Bisnis.com,JAKARTA- Negara memberikan ruang bagi kelompok sipil yang menggunakan kekerasan untuk melawan gerakan reformasi.
Sosiolog dari Universitas Gajah Mada (UGM) Najib Azca mengatakan bahwa menjelang reformasi 1998, ada fase ketika Indonesia mulai mengalami krisis dan mengalami memang disintegrasi khususnya di kalangan elit.
“Elit, mulai mengalami fragmentasi, pecah-pecah gitu, dan sebagian elit kemudian memobilisasi kekuatan-kekuatan sosial untuk membentuk kekuatan masyarakat yang melakukan aksi-aksi kekerasan,” jelasnya, dalam program bincang Broadcast di kanal Youtube Bisniscom, dikutip Jumat (16/5/2025).
Para elit, terangnya, mendukung terbentuknya kelompok-kelompok preman dengan berbagai latar mulai dari etnis, nasionalistik, atau bahkan yang berlatar agama tertentu.

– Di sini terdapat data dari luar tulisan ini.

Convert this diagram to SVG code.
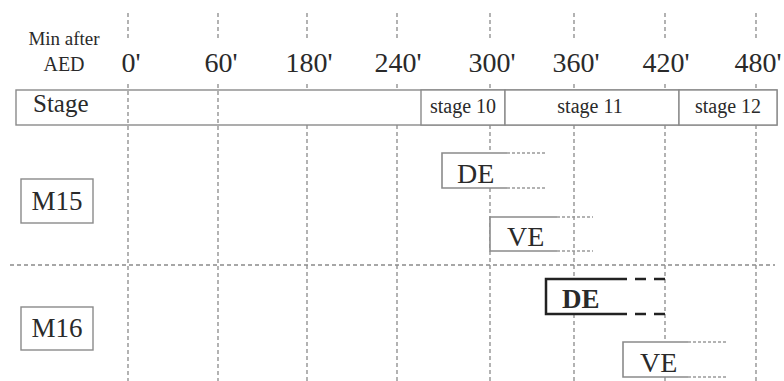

Setelah Soeharto jatuh dan kekuasaan beralih ke Habibie, sembari menanti pemilihan umum berikutnya, aparat negara membentuk kelompok spili yang disebut sebagai Pam Swakarsa.
Kelompok ini, jelasnya, bertugas melakukan pengamanan yang salah satu tugasnya adalah melawan gerakan reformasi.
Baca Juga
Dengan adanya Pam Swakarsa, tuturnya, militer atau polisi tidak harus berhadapan dengan kelompok demonstran pro reformasi, melainkan para demonstran akan berhadapan dengan kelompok preman-preman ini.
“Jadi memang praktek politik Pam Swakarsa itulah salah satu akar dari premanisme di era reformasi,” ucapnya.
Dia menekankan bahwa di era reformasi, praktik premanisme yang memiliki relasi dengan elemen-elemen negara bertujuan untuk mengamankan kekuasaan. Dengan demikian, pemerintah tidak perlu turun tangan menghadapi demonstran.
Menurut dia, organisasi kemasyarakatan bertujuan bekerja untuk mendukung kepentingan-kepentingan masyarakat, seperti program sosial kesehatan, pangan, termasuk keamanan. Namun, yang menjadi masalah adalah muncul stigma mengenai ormas-ormas yang melakukan kekerasan secara sepihak.
Aksi kekerasan yang dilakukan, tuturnya, memiliki tujuan-tujuan politik, sosial, ekonomi, serta moral. Hal semacam ini terangnya, lebih menjadi perhatian publik. Padahal, masih banyak ormas lain yang bekerja demi kepentingan masyarakat.
Karena i tu, dia berpandangan, kepercayaan publik kepada negara dan juga ormas akan semakin tinggi jika salah satu indikatornya adalah pemberantasan premanisme di ruang publik.
Menurutnya, selama preman dan premanisme hadir dan menonjol di ruang publik, hal itu negara gagal menjalankan mandat dari rakyat untuk menegakkan keamanan publik.
Dia melanjutkan pemberantasan premanisme tidak sulit. Alat negara tinggal menangkap para pihak yang disinyalir melakukan praktik semacam itu. Negara, tuturnya, mesti memberikan rasa aman kepada rakyat karena rakyatlah yang selama ini mendanai operasional alat negara.
Dia juga menyorot tentang aksi premanisme terhadap investor asing yang berusaha di Indonesia. Hal ini. Kata dia, merupakan bentuk kegagalan negara untuk menyediakan ruang publik yang bersih dan bebas dari biaya tambahan saat investor berinvestasi di Indonesia.
“Biaya tinggi ini sekarang ini memang salah satu problem Indonesia karena investasi menjadi tinggi, karena banyak biaya-biaya yang tidak resmi yang harus dilakukan,” pungkasnya.